SYNOPSIS

The Golden Aurora tells the heartbreaking love story of Ned and Cassandra. Ned is a veterinarian’s helper. Cassandra is a purebred golden aurora – and champion show dog. It is love at first sight. Once their intimate relationship is revealed, Cassandra’s menacing owner flies into a rage, the town works into an uproar, and Ned must go on the run. The Golden Aurora is many things: a dark fable about redemption, an indictment of bigotry and intolerance, and an examination of love – how we know it, when we find it, how it can be twisted, abused, or misunderstood, how it can wound us, and how it can make us whole.

PLAYWRIGHT’S NOTE

Writing this play began as a series of questions: What does it mean to love?
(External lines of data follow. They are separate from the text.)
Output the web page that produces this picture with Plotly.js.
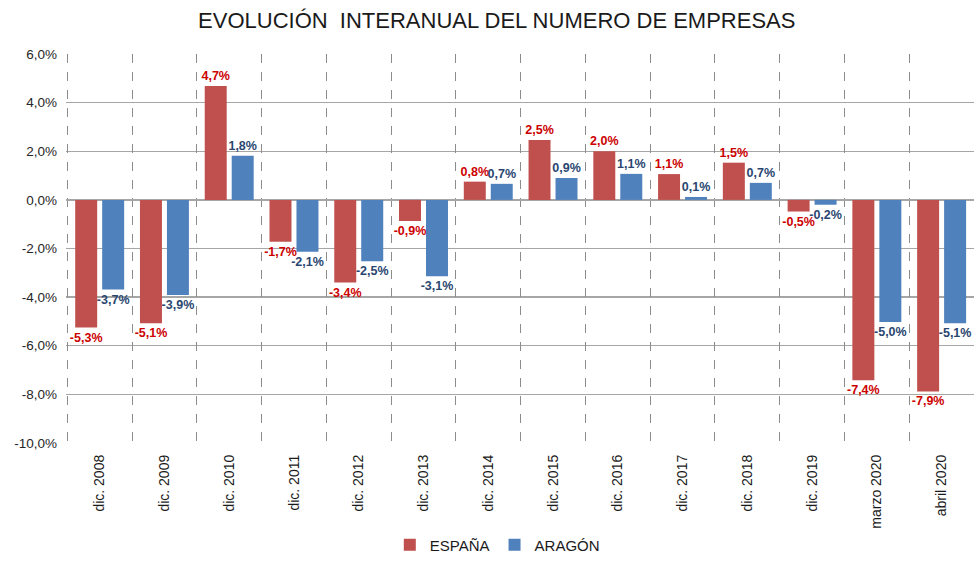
<!DOCTYPE html>
<html>
<head>
<meta charset="utf-8">
<script src="https://cdn.plot.ly/plotly-3.0.1.min.js"></script>
<style>
html,body{margin:0;padding:0;background:#fff;}
#chart{width:974px;height:562px;}
</style>
</head>
<body>
<div id="chart"></div>
<script>
var categories = ["dic. 2008","dic. 2009","dic. 2010","dic. 2011","dic. 2012","dic. 2013","dic. 2014","dic. 2015","dic. 2016","dic. 2017","dic. 2018","dic. 2019","marzo 2020","abril 2020"];
var espana = [-5.25, -5.07, 4.68, -1.72, -3.40, -0.87, 0.75, 2.46, 2.0, 1.06, 1.53, -0.48, -7.42, -7.88];
var aragon = [-3.69, -3.91, 1.82, -2.13, -2.52, -3.14, 0.66, 0.90, 1.07, 0.12, 0.70, -0.20, -5.02, -5.07];
var yTicks = [-10, -8, -6, -4, -2, 0, 2, 4, 6];
var yTickText = ["-10,0%","-8,0%","-6,0%","-4,0%","-2,0%","0,0%","2,0%","4,0%","6,0%"];

var font = "Liberation Sans, Arial, sans-serif";
var xRange = [-0.52, 13.5];

var traces = [
  {
    type: "bar", name: "ESPAÑA", x: categories, y: espana,
    marker: {color: "#C0504D"},
    texttemplate: "%{y:.1f}%", textposition: "outside",
    textfont: {family: font, size: 12.5, color: "#CC0000", weight: "bold"},
    constraintext: "none", cliponaxis: false, hoverinfo: "skip"
  },
  {
    type: "bar", name: "ARAGÓN", x: categories, y: aragon,
    marker: {color: "#4F81BD"},
    texttemplate: "%{y:.1f}%", textposition: "outside",
    textfont: {family: font, size: 12.5, color: "#2A4670", weight: "bold"},
    constraintext: "none", cliponaxis: false, hoverinfo: "skip"
  },
  {
    // helper trace so the boundary-grid axis (x2) gets drawn
    type: "scatter", mode: "none", x: [0], y: [0], xaxis: "x2", yaxis: "y",
    showlegend: false, hoverinfo: "skip"
  }
];

var layout = {
  width: 974, height: 562,
  margin: {l: 66, r: 0, t: 54, b: 111},
  paper_bgcolor: "#fff", plot_bgcolor: "#fff",
  separators: ",.",
  font: {family: font, color: "#404040", size: 13},
  title: {
    text: "EVOLUCIÓN  INTERANUAL DEL NUMERO DE EMPRESAS",
    font: {family: font, size: 22, color: "#1a1a1a"},
    xref: "container", x: 0.51, xanchor: "center",
    yref: "container", y: 0.963, yanchor: "middle"
  },
  barmode: "group",
  bargap: 0.167,
  bargroupgap: 0.185,
  showlegend: true,
  legend: {
    orientation: "h", x: 0.475, xanchor: "center", y: -0.262, yanchor: "middle",
    font: {family: font, size: 15, color: "#1a1a1a"},
    itemwidth: 30, itemgap: 0, traceorder: "normal"
  },
  xaxis: {
    type: "category", range: xRange, tickangle: -90, showgrid: false, zeroline: false,
    showline: false, ticks: "", ticklabelstandoff: 8,
    tickfont: {family: font, size: 14, color: "#1a1a1a"},
    automargin: false
  },
  xaxis2: {
    overlaying: "x", type: "linear", range: xRange, fixedrange: true,
    tickmode: "linear", tick0: -0.5, dtick: 1, showgrid: true, gridcolor: "#8c8c8c", griddash: "dash",
    gridwidth: 1, showticklabels: false, zeroline: false, showline: false, ticks: ""
  },
  yaxis: {
    range: [-10, 6], tickvals: yTicks, ticktext: yTickText,
    showgrid: true, gridcolor: "#A6A6A6", gridwidth: 1.3,
    zeroline: true, zerolinecolor: "#A6A6A6", zerolinewidth: 1.3,
    showline: false, ticks: "", ticklabelstandoff: 8,
    tickfont: {family: font, size: 13.5, color: "#262626"},
    automargin: false
  }
};

Plotly.newPlot("chart", traces, layout, {displayModeBar: false, staticPlot: true});
</script>
</body>
</html>
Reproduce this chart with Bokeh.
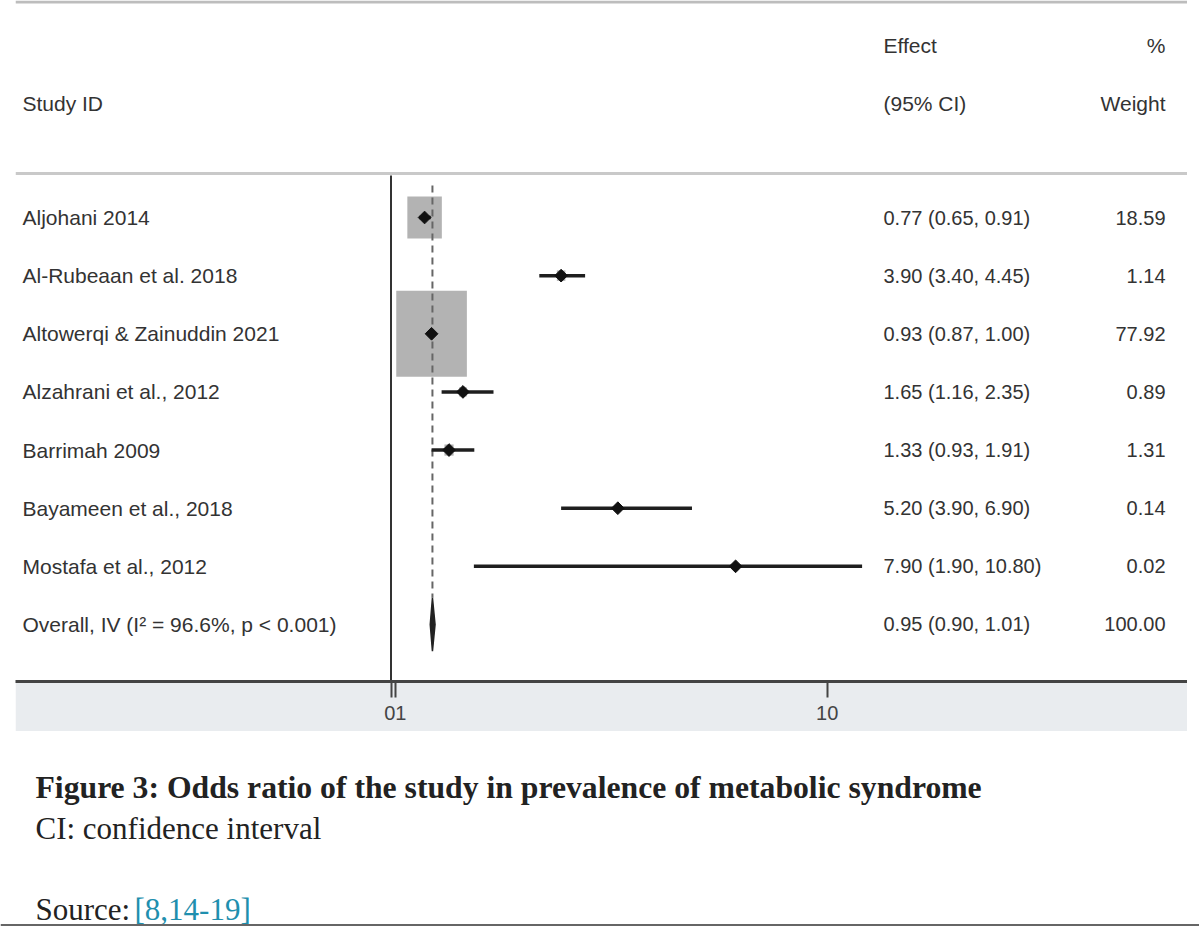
import numpy as np
from bokeh.plotting import figure
from bokeh.models import Range1d, FixedTicker, Span, Label, Spacer, ColumnDataSource
from bokeh.layouts import column, row
from bokeh.core.properties import value
from bokeh.embed import file_html
from bokeh.resources import INLINE

# ---------------- data ----------------
studies = ["Aljohani 2014", "Al-Rubeaan et al. 2018", "Altowerqi & Zainuddin 2021",
           "Alzahrani et al., 2012", "Barrimah 2009", "Bayameen et al., 2018",
           "Mostafa et al., 2012"]
effect = [0.77, 3.90, 0.93, 1.65, 1.33, 5.20, 7.90]
lower = [0.65, 3.40, 0.87, 1.16, 0.93, 3.90, 1.90]
upper = [0.91, 4.45, 1.00, 2.35, 1.91, 6.90, 10.80]
weight = [18.59, 1.14, 77.92, 0.89, 1.31, 0.14, 0.02]

overall_label = "Overall, IV (I\u00b2 = 96.6%, p < 0.001)"
overall_effect = 0.95
overall_lower = 0.90
overall_upper = 1.01
overall_weight = 100.00

null_value = 0.0
axis_ticks = [0.1, 10]
axis_minor_ticks = [0.0]
axis_labels = {0.1: "01", 10: "10"}

header_top = ["Effect", "%"]
header_bottom = ["Study ID", "(95% CI)", "Weight"]

caption_title = "Figure 3: Odds ratio of the study in prevalence of metabolic syndrome"
caption_note = "CI: confidence interval"
caption_source = "Source: "
caption_refs = "[8,14-19]"

# ---------------- layout constants (screen pixels) ----------------
PAGE_W, PAGE_H = 1199, 926
PANEL_LEFT, PANEL_RIGHT = 15, 1187
PANEL_TOP, AXIS_Y, BAND_BOTTOM = 0, 681, 731
X0_PX, PX_PER_UNIT = 390.5, 43.62
ROW0_PX, ROW_STEP = 217, 58.14


def px_to_x(px):
    return (px - X0_PX) / PX_PER_UNIT


def px_to_row(py):
    return (py - ROW0_PX) / ROW_STEP


W = PANEL_RIGHT - PANEL_LEFT
H = BAND_BOTTOM - PANEL_TOP

p = figure(width=W, height=H,
           x_range=Range1d(px_to_x(PANEL_LEFT), px_to_x(PANEL_RIGHT)),
           y_range=Range1d(px_to_row(AXIS_Y), px_to_row(PANEL_TOP)),
           y_axis_location=None, toolbar_location=None, output_backend="svg",
           min_border_left=0, min_border_right=0, min_border_top=0,
           min_border_bottom=BAND_BOTTOM - AXIS_Y)
p.border_fill_color = "#e9ecef"
p.background_fill_color = "white"
p.outline_line_color = None
p.xgrid.visible = False
p.ygrid.visible = False

ax = p.xaxis[0]
ax.ticker = FixedTicker(ticks=axis_ticks, minor_ticks=axis_minor_ticks)
ax.major_label_overrides = axis_labels
ax.axis_line_color = "#444444"
ax.axis_line_width = 3
ax.major_tick_line_color = "#444444"
ax.major_tick_line_width = 2
ax.major_tick_in = 0
ax.major_tick_out = 16
ax.minor_tick_line_color = "#444444"
ax.minor_tick_line_width = 2
ax.minor_tick_in = 0
ax.minor_tick_out = 16
ax.major_label_standoff = 8
ax.major_label_text_font = "Liberation Sans"
ax.major_label_text_font_size = "20px"
ax.major_label_text_color = "#444444"

rows = list(range(len(studies)))
overall_row = len(studies)
DIAMOND_HALF = 0.46
TEXT_COLOR = "#333333"

# top page rule and header separator line
p.add_layout(Span(location=px_to_row(1.5), dimension="width",
                  line_color="#bdbdbd", line_width=3))
p.add_layout(Span(location=px_to_row(173), dimension="width",
                  line_color="#c9c9c9", line_width=3))

# weight boxes
box_w = [8.0 * np.sqrt(w) for w in weight]
box_h = [1.22 * b for b in box_w]
src = ColumnDataSource(dict(x=effect, y=rows, lo=lower, hi=upper, bw=box_w, bh=box_h))
p.rect(x="x", y="y", width="bw", height="bh", width_units="screen", height_units="screen",
       source=src, fill_color="#b3b3b3", line_color=None)

# null line
p.segment(x0=[null_value], y0=[px_to_row(175)], x1=[null_value], y1=[px_to_row(AXIS_Y)],
          line_color="#333333", line_width=2)

# overall effect dashed line
p.segment(x0=[overall_effect], y0=[px_to_row(185)], x1=[overall_effect],
          y1=[overall_row - DIAMOND_HALF], line_color="#666666", line_width=2,
          line_dash="7 5")

# confidence intervals and point estimates
p.segment(x0="lo", y0="y", x1="hi", y1="y", source=src, line_color="#1e1e1e", line_width=3.5)
p.scatter(x="x", y="y", source=src, marker="square", angle=np.pi / 4, size=9,
          fill_color="#111111", line_color="#111111")

# overall diamond
p.patch(x=[overall_lower, overall_effect, overall_upper, overall_effect],
        y=[overall_row, overall_row - DIAMOND_HALF, overall_row, overall_row + DIAMOND_HALF],
        fill_color="#222222", line_color="#222222", line_width=1.5)

# texts
all_labels = studies + [overall_label]
all_rows = rows + [overall_row]
eff_txt = [f"{e:.2f} ({l:.2f}, {u:.2f})" for e, l, u in zip(effect, lower, upper)]
eff_txt.append(f"{overall_effect:.2f} ({overall_lower:.2f}, {overall_upper:.2f})")
w_txt = [f"{w:.2f}" for w in weight] + [f"{overall_weight:.2f}"]

x_label = px_to_x(22)
x_eff = px_to_x(883)
x_w = px_to_x(1165)

p.text(x=[x_label] * len(all_rows), y=all_rows, text=all_labels,
       text_font=value("Liberation Sans"), text_font_size="21px", text_color=TEXT_COLOR,
       text_baseline="middle", text_align="left")
p.text(x=[x_eff] * len(all_rows), y=all_rows, text=eff_txt,
       text_font=value("Liberation Sans"), text_font_size="20px", text_color=TEXT_COLOR,
       text_baseline="middle", text_align="left")
p.text(x=[x_w] * len(all_rows), y=all_rows, text=w_txt,
       text_font=value("Liberation Sans"), text_font_size="20px", text_color=TEXT_COLOR,
       text_baseline="middle", text_align="right")

# header
hy1 = px_to_row(45)
hy2 = px_to_row(103)
p.text(x=[x_eff], y=[hy1], text=[header_top[0]], text_font=value("Liberation Sans"),
       text_font_size="21px", text_color=TEXT_COLOR, text_baseline="middle", text_align="left")
p.text(x=[x_w], y=[hy1], text=[header_top[1]], text_font=value("Liberation Sans"),
       text_font_size="21px", text_color=TEXT_COLOR, text_baseline="middle", text_align="right")
p.text(x=[x_label, x_eff], y=[hy2, hy2], text=header_bottom[:2], text_font=value("Liberation Sans"),
       text_font_size="21px", text_color=TEXT_COLOR, text_baseline="middle", text_align="left")
p.text(x=[x_w], y=[hy2], text=[header_bottom[2]], text_font=value("Liberation Sans"),
       text_font_size="21px", text_color=TEXT_COLOR, text_baseline="middle", text_align="right")

# ---------------- caption ----------------
CW, CH = PAGE_W, PAGE_H - H
c = figure(width=CW, height=CH, x_range=Range1d(0, CW), y_range=Range1d(CH, 0),
           x_axis_location=None, y_axis_location=None, toolbar_location=None,
           output_backend="svg", min_border=0)
c.outline_line_color = None
c.xgrid.visible = False
c.ygrid.visible = False
c.background_fill_color = "white"
c.border_fill_color = "white"

cap_x = 35
BASELINE_FIX = 10
cy = lambda py: py - BAND_BOTTOM
c.add_layout(Label(x=cap_x, y=cy(797 - BASELINE_FIX), text=caption_title, text_font="Liberation Serif",
                   text_font_style="bold", text_font_size="31.7px", text_color="#222222",
                   text_baseline="alphabetic"))
c.add_layout(Label(x=cap_x, y=cy(838 - BASELINE_FIX), text=caption_note, text_font="Liberation Serif",
                   text_font_size="31px", text_color="#222222", text_baseline="alphabetic"))
c.add_layout(Label(x=cap_x, y=cy(919 - BASELINE_FIX), text=caption_source, text_font="Liberation Serif",
                   text_font_size="31px", text_color="#222222", text_baseline="alphabetic"))
c.add_layout(Label(x=134, y=cy(919 - BASELINE_FIX), text=caption_refs, text_font="Liberation Serif",
                   text_font_size="31px", text_color="#1f8fae", text_baseline="alphabetic"))
c.add_layout(Span(location=cy(924.5), dimension="width", line_color="#666666", line_width=2))

layout = column(row(Spacer(width=PANEL_LEFT, height=H), p), c)

open("out.html", "w").write(file_html(layout, INLINE))
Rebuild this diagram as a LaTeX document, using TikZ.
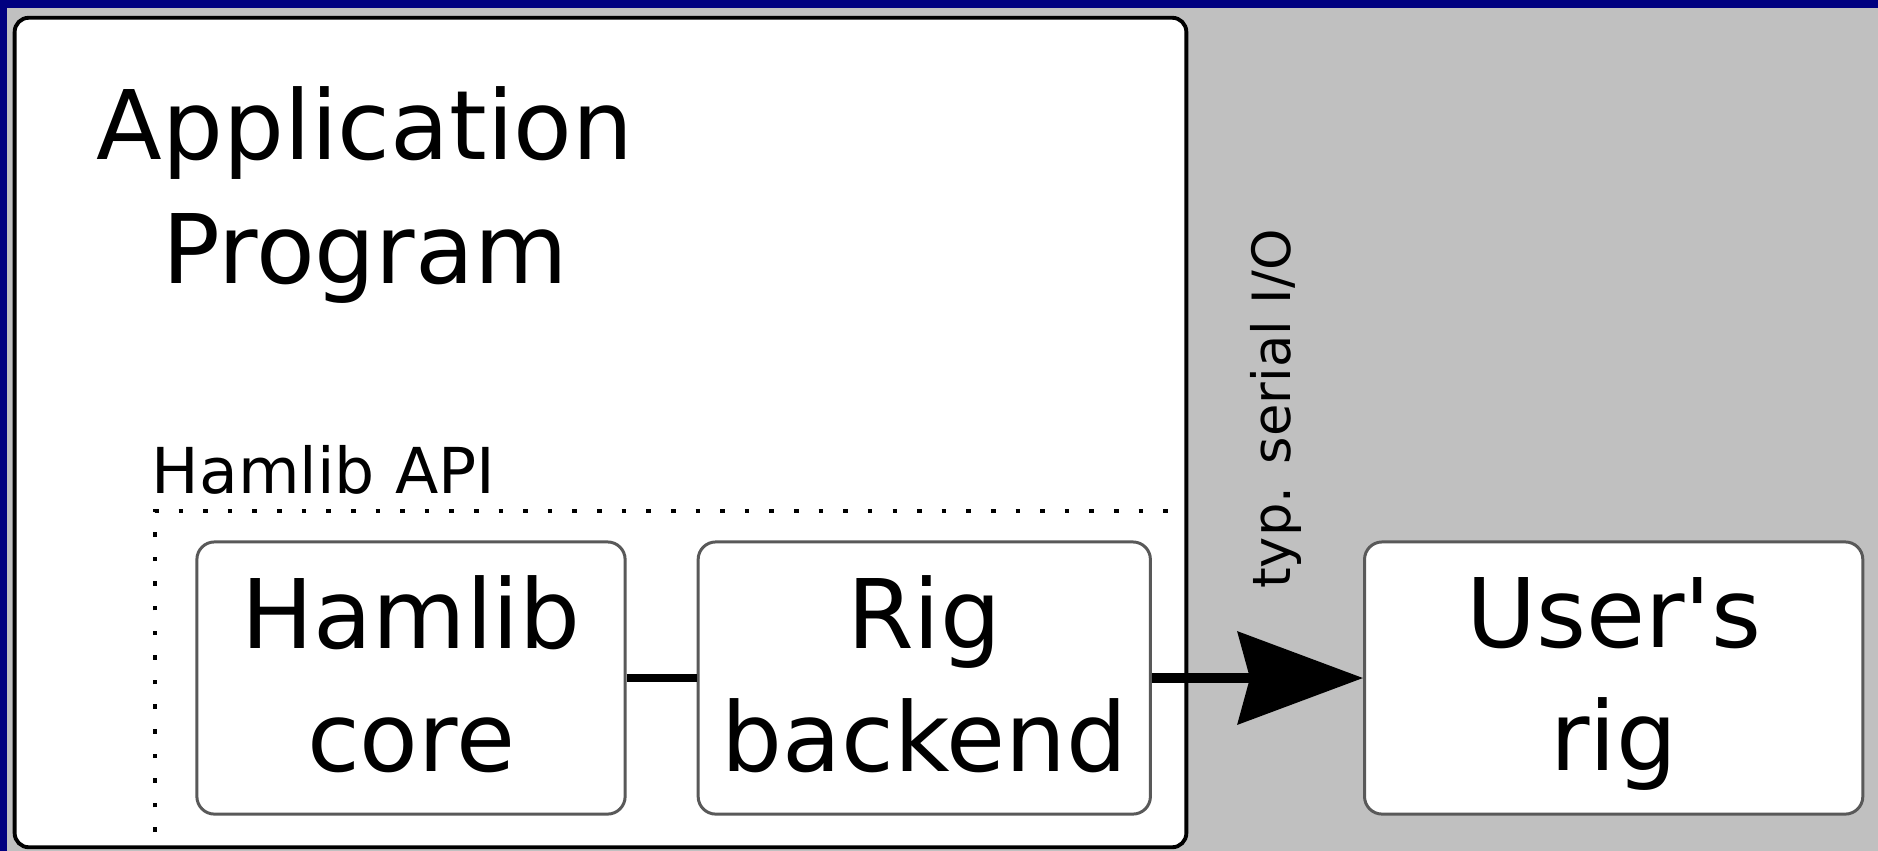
\documentclass[tikz,border=0pt]{standalone}
\usepackage{fontspec}
\setmainfont{DejaVu Sans}
\usetikzlibrary{positioning,arrows.meta}
\definecolor{winblue}{HTML}{000080}
\definecolor{wingray}{HTML}{C0C0C0}

\begin{document}
\begin{tikzpicture}
[x=0.01cm, y=-0.01cm,
appbox/.style={draw=black, line width=1.1pt, fill=white, rounded corners=4pt, minimum width=11.71cm, minimum height=8.29cm},
blockbox/.style={draw=black!65, line width=0.85pt, fill=white, rounded corners=5pt, minimum height=2.72cm, inner sep=0pt, align=center, font=\fontsize{27.3}{35}\selectfont, text depth=2.5pt},
link/.style={line width=2.2pt},
arrow/.style={line width=2.6pt, -{Stealth[length=1.25cm, width=0.92cm, inset=0.12cm]}},
apiline/.style={line width=1.3pt, dash pattern=on 1.3pt off 5.7pt},
node distance=0.7cm,]
    \useasboundingbox (0,0) rectangle (1878,850);
    \fill[wingray] (-20,-20) rectangle (1900,870);
    \fill[winblue] (-20,-20) rectangle (1900,8);
    \fill[winblue] (-20,-20) rectangle (7,870);

    \node (app) [appbox] at (600.5,432.5) {};
    \node (apptitle) [align=center, inner sep=0pt, font=\fontsize{27.3}{35.5}\selectfont, text depth=0pt] at (365,185) {Application\\Program};
    \node (api) [anchor=base west, inner sep=0pt, font=\fontsize{18}{21}\selectfont] at (151,493) {Hamlib API};

    \coordinate (apibottom) at (155,832);
    \coordinate (apicorner) at (155,511);
    \coordinate (apiend) at (1180,511);
    \draw[apiline] (apibottom) -- (apicorner) -- (apiend);

    \node (core) [blockbox, minimum width=4.28cm] at (411,678) {Hamlib\\core};
    \node (backend) [blockbox, minimum width=4.52cm, right=0.7cm of core] {Rig\\backend};
    \node (rig) [blockbox, minimum width=4.98cm, right=2.11cm of backend] {User\textquotesingle s\\rig};

    \draw[link] (core) -- (backend);
    \draw[arrow] (backend) -- (rig);
    \node (serial) [rotate=90, anchor=base, inner sep=0pt, font=\fontsize{15}{18}\selectfont] at (1290,409) {typ. serial I/O};
\end{tikzpicture}
\end{document}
What does it mean to be human? What does it mean to be American? What does it mean to be the Other? But foremost I wanted to write about the mysterious, dangerous, forgiving power of love in a way that would be fresh, daring, and comical. So I wrote a fable. What I hope we learn from this fable is that when love runs most deeply, there is no knowing where the human ends and the animal begins. 

TRANSLATION OF THE GOLDEN AURORA

FROM ITALIAN LANGUAGE NEWSPAPER OGGI – August, 2008
Mario Fratti,
“The Golden Aurora” by Steven Fechter.

We are in a veterinary lab. Dr. Joy (Susan Hyon) is putting a dog to sleep. Mrs. Henson (Nancy McDoniel) is obviously suffering because the dog was her only friend and companion, and she will be without him from now on. Then she sees the young Ned (David Townsend), the veterinarian’s assistant, and offers him her house – room and board and anything else. Ned is not interested because he is in love with the golden aurora, a real queen among dogs, according to the legend. Joy the veterinarian catches Ned and the dog together and is shocked.

They have a beautiful dialogue where Ned analyzes his love for the golden aurora (we don’t see her but can imagine that she is unique and beautiful). Joy tries to make herself the object of Ned’s affection, but there is nothing she can do. Schmitz (Patrick Melville), the dog’s ferocious master, comes to the lab. Ned finds an excuse to keep aurora, thinking about the arrogance of Schmitz, who we see in his house with his beautiful wife Lynn (Mary Ramussen). Then we have a dramatic scene with the wonderful Terry, Ned’s mother (the talented Sharon O’Connell). She is really convincing as a sexually active mother and is happy to see her son in love.

It all leads to an erotically charged (Lynn wants Ned) and dramatic (death) finale. A very poetic end. It is not easy for an author to be lyrical with such a subject. But Fechter takes a risk. It is a success.